The November 8th election for Raleigh City Council was a dramatic and historic win for diversity, citizens, and democracy. However, Mary-Ann Baldwin and Ned Barnett in Barnett’s N&O editorial, rather than assign responsibility for the outcome on Baldwin’s and Council’s failed policies, blame others from activist groups to the Democratic Party. Let’s take a look at how Baldwin and the others really lost control of the Council.
Four members of Council were replaced and we now have a Council with the most members under 40, the most women, and the most LGBTQ members. The four new members are pro-citizen and pro-democracy and reject the cancellation of Citizens Advisory Councils, and want to prioritize affordable housing, equity, the environment, and public safety.
Notably, two Council members were rebuffed and rejected.
Patrick Buffkin attempted to use his position on Council to step into higher political office. Earlier this year he ran for the state legislature. But after two years of bad decisions and pompous pronouncements from the Council table, the voters of his district soundly rejected him 67% to 33% in the primary. The very same voters of his City Council district had had enough. Seeing (but, of course, not admitting to) the handwriting on the wall, Buffkin declined to run for re-election to City Council.

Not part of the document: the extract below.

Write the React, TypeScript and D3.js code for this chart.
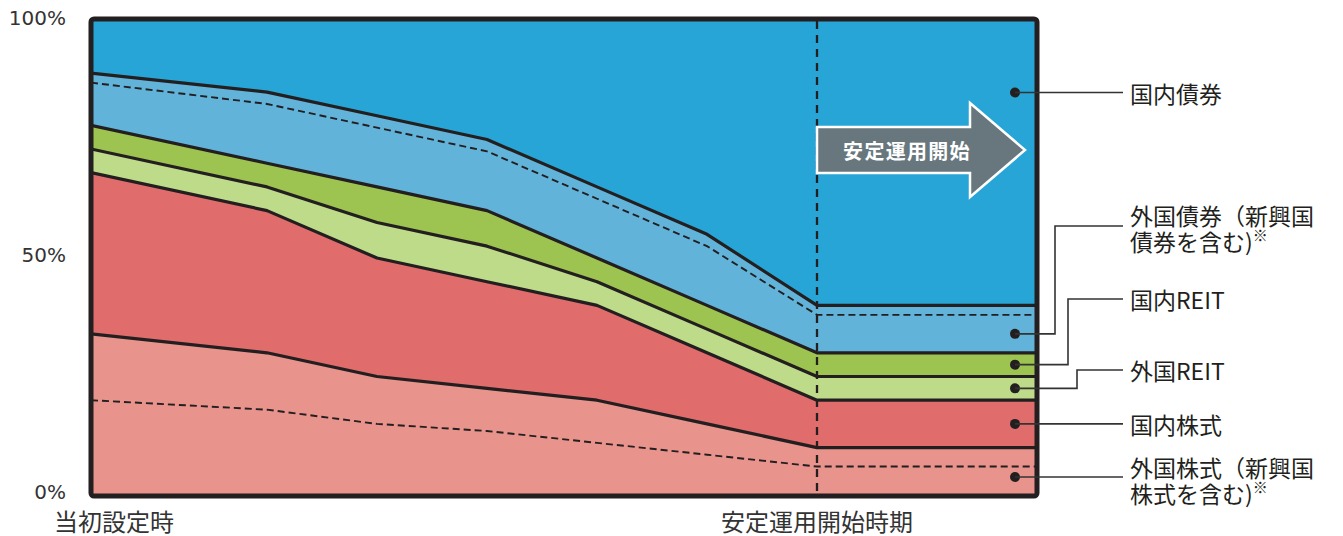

David Knight did choose to run for re-election in Raleigh City Council District E but was defeated by Christina Jones who spent the last three years as Chair of the Raleigh Citizens Advisory Council (RCAC) that refused to be canceled by Knight and others. Right to the end Knight denied the legitimacy of the RCAC saying publicly that “they don’t exist” despite Jones coming before council at nearly every meeting to speak and report on the RCAC and to advocate for citizens’ role in governance.
Furthermore, Knight lashed out against citizens and homeowners with his support of Missing Middle legislation that he and the rest of Council (except for David Cox) passed. This legislation did away with zoning for single family neighborhoods and allows developers to replace single family homes with townhouses and apartments – all without notice to neighbors, public comments, hearings, or a vote by Council. Knight, Baldwin, and Jonathan Melton claimed that Missing Middle replacing single-family homes with denser housing will magically solve housing affordability. Voters, however, recognized this claim as a big lie as homes are razed for dense luxury apartments and townhomes.
As if this wasn’t enough, Knight, throughout his term in office, repeatedly looked for ways to stymie citizens including asking the City Attorney for ways to prohibit free speech by censoring what citizens can say when they come before Council to speak and telling citizens that they have no right to inform Council how they feel about rezoning cases as they did in CAC meetings. And, let’s not forget about public comments being reduced from 3 minutes per person to 1 minute.
In the end Christina Jones had had enough herself, filed to run for Knight’s seat on Council, and defeated him 51% to 49%. Whatever hopes or plans for higher office Knight might have had, we don’t know. But safe to say Knight will find it hard to find supporters for his autocratic philosophies.
In the other races, developer and Baldwin backed candidates lost big time. Mary Black defeated “Cat” Lawson by nearly 8 points. Megan Patton defeated Minu Lee by nearly 11 points. Jane Harrison defeated Jenn Truman by nearly 37%.
Baldwin, and the remaining incumbents who did win, each failed to garner more than 50% of the vote. Baldwin actually nearly lost to largely unknown candidate Terrance Ruth 46.6% to 40.7%. Ten percent went to candidate DaQuanta Copeland. Had runoffs been allowed, Ruth likely would have won the election despite Baldwin raising nearly one million dollars to Ruth’s $40,000.
Corey Branch from District C won with 44.7% of the vote, with the remaining 55.3% evenly split between Frank Fields and Wanda Hunter. This election was a huge fall from grace for Branch who failed to gain the endorsement of the RWCA or the Wake Democratic Party. In 2019 he won the election with 63%. But during the past three years he aligned himself lock-step with Baldwin including supporting policies that gentrify his district and diminish the participation of minority citizens in local government. Perhaps the most egregious decision was his support to redistrict minority voters to dilute their voting power in east Raleigh.
At-Large incumbents also won with less than a majority of the vote. (In Raleigh’s At-Large election where each voter can select two candidates, 25% is considered a majority.) Jonathan Melton won with the smallest vote of any winning candidate. Melton, a vocal supporter for Missing Middle and cancelling CACs and citizen engagement, won with a mere 19% of the vote compared to the 23% he earned in 2019 when he barely won his first election. Stormie Forte won with 23%. The remaining votes were split between 5 other candidates.
(The voting for At-Large candidates remains insane because voters can choose two candidates with the top two winning. Look for another blog that will explain why this approach to voting is crazy and we will explore ways to improve it.)
The election is over and people have spoken. Baldwin and Council have forced unpopular and failed policies on Raleigh. With very few financial resources challengers pushed back and have taken back Council despite incumbents and candidates endorsed by and heavily financed by wealthy developers and realtors.
With this win, let the citizens of Raleigh look forward to better days as well as to more changes in 2024.